→ **Exercise description**:
In this exercise, the entries below include pictures. Repeat exactly the lines from the line with "Reproduce this chart with Plotly." to the line with "line_slope = 8.7", including both, but without the pictures.

→ **Input**:
··········

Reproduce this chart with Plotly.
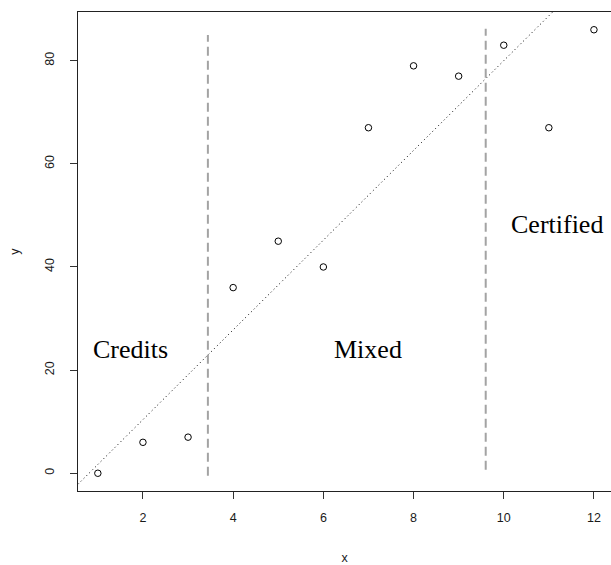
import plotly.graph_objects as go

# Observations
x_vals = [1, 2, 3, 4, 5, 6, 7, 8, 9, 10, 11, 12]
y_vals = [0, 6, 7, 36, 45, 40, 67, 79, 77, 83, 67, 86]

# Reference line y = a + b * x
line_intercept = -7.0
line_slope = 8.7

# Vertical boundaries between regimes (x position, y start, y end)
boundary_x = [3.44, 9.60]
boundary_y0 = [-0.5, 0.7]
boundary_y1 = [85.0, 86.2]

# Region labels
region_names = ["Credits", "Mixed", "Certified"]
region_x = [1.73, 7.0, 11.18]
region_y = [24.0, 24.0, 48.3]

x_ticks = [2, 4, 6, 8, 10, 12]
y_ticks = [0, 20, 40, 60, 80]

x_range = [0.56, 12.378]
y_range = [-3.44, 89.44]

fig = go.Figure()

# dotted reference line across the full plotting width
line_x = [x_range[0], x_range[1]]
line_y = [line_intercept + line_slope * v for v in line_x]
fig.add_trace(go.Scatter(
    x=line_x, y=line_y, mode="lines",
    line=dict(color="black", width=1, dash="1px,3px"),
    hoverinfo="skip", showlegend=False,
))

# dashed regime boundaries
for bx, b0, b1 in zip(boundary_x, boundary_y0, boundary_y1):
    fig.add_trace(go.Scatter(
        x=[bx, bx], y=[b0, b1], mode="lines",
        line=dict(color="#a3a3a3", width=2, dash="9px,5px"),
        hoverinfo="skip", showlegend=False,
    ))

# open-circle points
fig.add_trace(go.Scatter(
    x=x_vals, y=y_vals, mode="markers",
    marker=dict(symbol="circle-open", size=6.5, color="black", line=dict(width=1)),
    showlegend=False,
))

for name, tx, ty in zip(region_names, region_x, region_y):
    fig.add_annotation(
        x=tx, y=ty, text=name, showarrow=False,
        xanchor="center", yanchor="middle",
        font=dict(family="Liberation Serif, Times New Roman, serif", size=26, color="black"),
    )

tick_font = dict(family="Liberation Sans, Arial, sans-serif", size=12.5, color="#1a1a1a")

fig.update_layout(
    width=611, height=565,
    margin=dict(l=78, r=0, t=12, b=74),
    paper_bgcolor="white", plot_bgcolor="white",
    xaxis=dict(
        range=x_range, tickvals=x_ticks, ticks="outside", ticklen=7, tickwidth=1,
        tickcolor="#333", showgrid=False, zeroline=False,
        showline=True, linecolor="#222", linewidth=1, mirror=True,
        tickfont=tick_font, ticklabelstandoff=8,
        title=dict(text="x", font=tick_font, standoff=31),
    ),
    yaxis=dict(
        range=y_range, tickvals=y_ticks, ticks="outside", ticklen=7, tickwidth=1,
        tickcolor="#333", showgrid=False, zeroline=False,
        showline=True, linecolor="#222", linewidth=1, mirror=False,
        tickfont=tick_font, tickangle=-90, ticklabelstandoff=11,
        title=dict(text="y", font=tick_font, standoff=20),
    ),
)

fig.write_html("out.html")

··········

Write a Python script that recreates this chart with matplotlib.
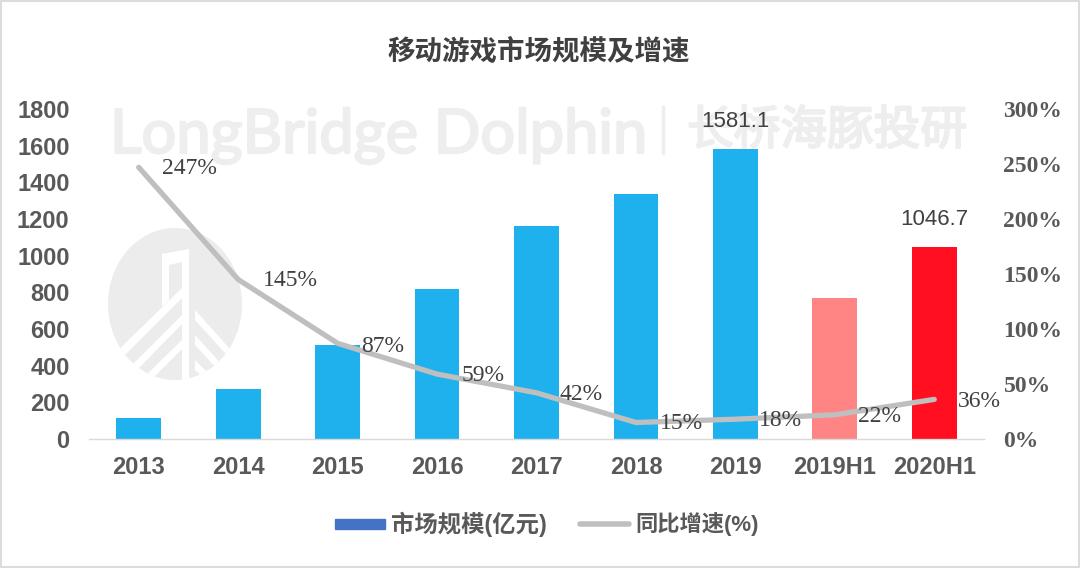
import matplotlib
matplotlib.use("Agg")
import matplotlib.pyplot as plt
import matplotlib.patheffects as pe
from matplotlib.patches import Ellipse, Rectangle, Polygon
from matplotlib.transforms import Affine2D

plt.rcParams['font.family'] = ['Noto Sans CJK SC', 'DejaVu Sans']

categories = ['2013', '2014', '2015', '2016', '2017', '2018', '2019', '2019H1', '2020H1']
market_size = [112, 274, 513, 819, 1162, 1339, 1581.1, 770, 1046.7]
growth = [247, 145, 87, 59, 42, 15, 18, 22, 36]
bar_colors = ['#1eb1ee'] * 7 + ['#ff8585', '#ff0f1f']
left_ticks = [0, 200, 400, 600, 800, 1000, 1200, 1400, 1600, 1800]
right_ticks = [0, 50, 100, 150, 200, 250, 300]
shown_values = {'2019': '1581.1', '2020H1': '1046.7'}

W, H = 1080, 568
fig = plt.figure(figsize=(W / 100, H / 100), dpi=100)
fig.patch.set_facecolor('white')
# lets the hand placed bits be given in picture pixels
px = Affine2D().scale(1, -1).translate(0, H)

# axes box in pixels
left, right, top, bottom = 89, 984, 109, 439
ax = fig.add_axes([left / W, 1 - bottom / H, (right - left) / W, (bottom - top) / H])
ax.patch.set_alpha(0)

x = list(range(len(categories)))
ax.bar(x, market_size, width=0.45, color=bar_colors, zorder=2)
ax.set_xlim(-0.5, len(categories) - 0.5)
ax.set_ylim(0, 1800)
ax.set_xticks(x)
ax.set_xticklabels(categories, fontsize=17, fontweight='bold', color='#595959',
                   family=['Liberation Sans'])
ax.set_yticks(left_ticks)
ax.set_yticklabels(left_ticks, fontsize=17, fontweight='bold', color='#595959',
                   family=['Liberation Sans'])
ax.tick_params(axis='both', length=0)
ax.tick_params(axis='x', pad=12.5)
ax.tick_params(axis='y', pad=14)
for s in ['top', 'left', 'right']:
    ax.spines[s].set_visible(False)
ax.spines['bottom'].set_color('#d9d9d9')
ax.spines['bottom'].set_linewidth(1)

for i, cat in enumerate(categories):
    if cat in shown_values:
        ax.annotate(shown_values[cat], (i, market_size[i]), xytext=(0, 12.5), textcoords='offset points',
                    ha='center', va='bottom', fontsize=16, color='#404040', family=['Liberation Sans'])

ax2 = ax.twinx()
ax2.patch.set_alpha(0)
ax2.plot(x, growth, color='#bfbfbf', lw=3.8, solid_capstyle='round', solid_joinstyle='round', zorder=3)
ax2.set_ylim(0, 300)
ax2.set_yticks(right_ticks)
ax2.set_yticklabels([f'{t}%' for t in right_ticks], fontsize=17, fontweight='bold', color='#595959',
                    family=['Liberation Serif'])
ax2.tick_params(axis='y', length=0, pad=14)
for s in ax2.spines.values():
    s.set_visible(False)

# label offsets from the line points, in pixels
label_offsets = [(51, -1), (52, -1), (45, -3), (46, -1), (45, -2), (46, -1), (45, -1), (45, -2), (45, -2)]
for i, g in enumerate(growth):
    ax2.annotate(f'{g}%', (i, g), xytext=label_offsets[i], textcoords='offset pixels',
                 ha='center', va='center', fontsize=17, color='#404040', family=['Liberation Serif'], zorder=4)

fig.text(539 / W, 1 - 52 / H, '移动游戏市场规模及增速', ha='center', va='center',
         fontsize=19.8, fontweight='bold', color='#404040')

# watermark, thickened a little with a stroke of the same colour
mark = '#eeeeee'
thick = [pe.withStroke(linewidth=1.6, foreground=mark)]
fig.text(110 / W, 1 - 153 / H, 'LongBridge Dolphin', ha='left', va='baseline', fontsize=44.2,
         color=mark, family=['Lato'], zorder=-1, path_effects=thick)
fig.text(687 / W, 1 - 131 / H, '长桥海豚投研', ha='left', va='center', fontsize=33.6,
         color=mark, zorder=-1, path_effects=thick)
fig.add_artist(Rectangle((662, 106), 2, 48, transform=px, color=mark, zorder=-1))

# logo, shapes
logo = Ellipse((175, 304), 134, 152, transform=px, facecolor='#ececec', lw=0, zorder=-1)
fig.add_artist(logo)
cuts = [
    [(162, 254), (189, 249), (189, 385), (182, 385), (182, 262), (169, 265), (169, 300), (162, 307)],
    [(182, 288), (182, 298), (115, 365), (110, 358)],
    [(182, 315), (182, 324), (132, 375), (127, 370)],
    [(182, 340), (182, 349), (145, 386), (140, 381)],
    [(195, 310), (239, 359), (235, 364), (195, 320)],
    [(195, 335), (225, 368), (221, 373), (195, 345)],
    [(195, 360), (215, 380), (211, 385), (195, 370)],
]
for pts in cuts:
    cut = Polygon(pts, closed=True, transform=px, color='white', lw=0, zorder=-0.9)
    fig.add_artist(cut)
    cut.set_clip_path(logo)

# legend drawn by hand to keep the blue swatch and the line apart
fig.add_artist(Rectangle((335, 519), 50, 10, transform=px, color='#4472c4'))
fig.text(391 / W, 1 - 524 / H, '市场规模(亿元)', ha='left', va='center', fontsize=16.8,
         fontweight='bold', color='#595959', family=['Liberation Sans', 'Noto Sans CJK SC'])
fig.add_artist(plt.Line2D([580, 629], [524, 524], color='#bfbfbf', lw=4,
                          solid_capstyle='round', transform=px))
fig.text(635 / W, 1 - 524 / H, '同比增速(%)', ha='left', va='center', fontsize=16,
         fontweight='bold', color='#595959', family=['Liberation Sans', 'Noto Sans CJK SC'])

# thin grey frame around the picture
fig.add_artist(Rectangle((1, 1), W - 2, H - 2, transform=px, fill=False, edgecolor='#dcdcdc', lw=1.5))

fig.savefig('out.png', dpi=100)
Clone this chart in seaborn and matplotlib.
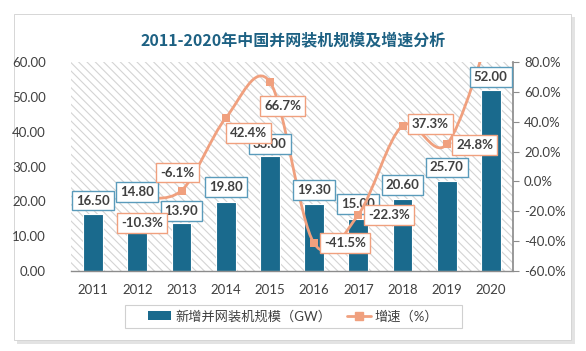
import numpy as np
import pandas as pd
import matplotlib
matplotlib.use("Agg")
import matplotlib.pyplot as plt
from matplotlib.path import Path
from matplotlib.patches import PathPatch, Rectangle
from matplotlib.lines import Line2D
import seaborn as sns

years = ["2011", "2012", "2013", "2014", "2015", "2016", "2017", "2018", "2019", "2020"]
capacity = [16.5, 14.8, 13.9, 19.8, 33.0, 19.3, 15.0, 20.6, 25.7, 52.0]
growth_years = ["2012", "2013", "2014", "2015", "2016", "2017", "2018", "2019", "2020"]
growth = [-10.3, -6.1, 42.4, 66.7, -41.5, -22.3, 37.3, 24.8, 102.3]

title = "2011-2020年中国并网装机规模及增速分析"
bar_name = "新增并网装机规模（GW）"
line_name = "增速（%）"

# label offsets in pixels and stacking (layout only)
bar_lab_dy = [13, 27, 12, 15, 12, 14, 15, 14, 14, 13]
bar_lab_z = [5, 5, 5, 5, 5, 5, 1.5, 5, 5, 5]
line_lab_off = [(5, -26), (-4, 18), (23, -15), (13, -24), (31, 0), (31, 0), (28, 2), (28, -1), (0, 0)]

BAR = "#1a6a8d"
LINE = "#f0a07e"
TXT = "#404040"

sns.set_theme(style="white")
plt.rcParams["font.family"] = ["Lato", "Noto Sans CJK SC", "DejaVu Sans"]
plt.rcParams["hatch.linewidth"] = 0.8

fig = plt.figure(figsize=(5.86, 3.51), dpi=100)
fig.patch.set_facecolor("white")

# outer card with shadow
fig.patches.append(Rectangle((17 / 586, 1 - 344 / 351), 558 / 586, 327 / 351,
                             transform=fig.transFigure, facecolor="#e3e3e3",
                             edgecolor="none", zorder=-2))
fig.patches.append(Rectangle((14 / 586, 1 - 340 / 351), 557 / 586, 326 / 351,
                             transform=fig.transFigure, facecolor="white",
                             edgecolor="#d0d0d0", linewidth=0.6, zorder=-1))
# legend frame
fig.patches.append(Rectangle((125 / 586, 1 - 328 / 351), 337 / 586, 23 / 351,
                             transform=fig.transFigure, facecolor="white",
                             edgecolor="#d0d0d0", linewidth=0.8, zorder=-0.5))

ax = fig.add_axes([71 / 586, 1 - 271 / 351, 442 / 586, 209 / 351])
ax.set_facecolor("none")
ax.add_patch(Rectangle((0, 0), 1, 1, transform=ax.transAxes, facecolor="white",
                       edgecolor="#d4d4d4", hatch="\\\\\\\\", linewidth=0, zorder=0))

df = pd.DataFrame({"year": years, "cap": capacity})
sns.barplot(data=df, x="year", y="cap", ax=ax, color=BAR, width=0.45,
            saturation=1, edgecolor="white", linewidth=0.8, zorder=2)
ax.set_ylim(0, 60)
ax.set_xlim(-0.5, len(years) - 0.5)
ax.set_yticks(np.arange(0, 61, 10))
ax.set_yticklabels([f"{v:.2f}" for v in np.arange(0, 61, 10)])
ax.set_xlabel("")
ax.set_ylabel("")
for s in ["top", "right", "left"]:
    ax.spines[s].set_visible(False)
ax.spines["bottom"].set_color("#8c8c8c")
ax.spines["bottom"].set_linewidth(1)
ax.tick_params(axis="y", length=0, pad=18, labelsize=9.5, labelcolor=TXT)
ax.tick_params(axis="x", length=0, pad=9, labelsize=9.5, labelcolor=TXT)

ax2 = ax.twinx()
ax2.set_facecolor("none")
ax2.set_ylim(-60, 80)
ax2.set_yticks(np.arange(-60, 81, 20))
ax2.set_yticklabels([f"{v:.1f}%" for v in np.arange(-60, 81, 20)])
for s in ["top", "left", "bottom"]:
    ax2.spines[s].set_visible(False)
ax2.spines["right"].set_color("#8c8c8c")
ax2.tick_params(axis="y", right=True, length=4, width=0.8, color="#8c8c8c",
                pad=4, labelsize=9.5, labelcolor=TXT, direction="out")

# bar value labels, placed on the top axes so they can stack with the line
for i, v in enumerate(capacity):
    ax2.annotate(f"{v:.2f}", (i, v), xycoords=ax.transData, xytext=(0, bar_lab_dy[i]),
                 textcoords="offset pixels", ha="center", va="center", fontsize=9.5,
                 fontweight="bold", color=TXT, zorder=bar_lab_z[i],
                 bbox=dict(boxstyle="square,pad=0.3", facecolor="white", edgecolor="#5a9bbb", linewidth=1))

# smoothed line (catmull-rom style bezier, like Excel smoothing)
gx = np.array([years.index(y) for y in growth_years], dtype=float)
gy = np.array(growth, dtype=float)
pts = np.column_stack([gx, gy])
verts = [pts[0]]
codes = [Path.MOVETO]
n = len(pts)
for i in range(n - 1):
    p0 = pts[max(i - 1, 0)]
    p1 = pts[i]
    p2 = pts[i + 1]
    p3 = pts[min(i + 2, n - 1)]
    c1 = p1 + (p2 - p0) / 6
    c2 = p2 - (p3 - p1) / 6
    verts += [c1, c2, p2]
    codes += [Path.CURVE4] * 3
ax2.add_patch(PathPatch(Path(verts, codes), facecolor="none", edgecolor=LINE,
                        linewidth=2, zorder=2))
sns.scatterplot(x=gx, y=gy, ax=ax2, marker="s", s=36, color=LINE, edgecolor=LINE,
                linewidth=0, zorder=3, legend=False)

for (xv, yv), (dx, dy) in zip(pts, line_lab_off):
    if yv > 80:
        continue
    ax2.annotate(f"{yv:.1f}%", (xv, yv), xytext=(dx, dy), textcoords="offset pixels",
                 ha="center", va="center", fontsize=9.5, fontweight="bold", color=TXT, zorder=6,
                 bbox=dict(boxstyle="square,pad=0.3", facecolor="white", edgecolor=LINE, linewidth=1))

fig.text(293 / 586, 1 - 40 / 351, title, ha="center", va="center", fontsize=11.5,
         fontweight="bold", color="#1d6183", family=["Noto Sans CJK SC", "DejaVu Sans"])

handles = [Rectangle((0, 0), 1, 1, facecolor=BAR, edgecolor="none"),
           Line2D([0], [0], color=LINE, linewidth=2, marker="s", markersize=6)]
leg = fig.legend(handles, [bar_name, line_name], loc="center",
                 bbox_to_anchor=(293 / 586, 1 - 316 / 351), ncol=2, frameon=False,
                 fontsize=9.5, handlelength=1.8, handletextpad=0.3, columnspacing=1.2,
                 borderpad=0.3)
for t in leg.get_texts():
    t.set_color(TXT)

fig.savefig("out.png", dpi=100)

··········

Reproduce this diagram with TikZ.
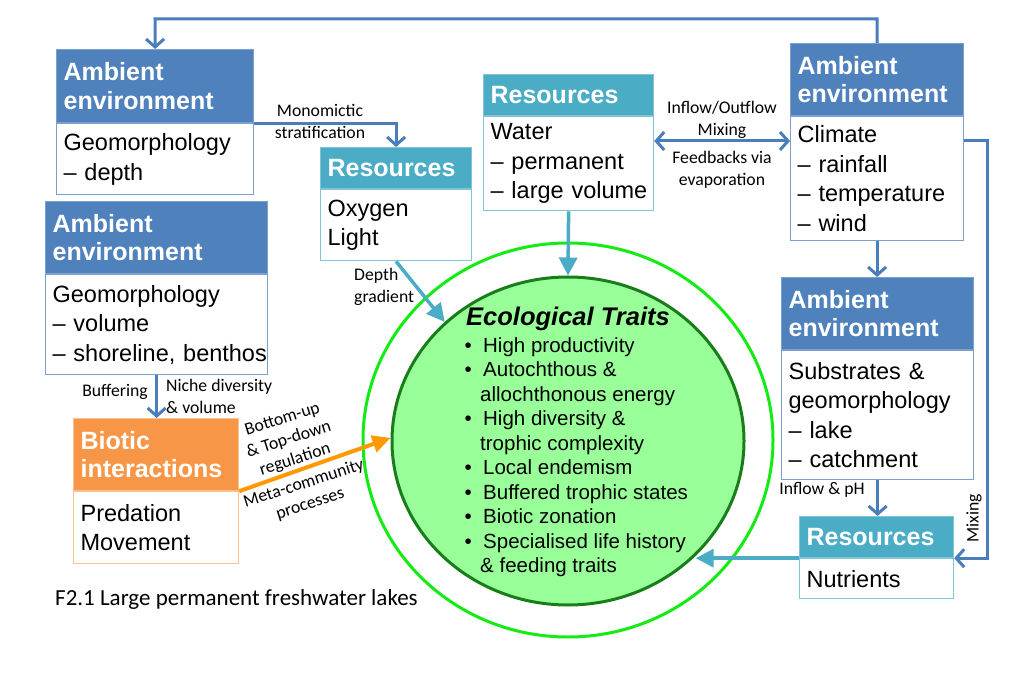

··········

→ **Response to the task**:
Reproduce this chart with Plotly.
import plotly.graph_objects as go

# Observations
x_vals = [1, 2, 3, 4, 5, 6, 7, 8, 9, 10, 11, 12]
y_vals = [0, 6, 7, 36, 45, 40, 67, 79, 77, 83, 67, 86]

# Reference line y = a + b * x
line_intercept = -7.0
line_slope = 8.7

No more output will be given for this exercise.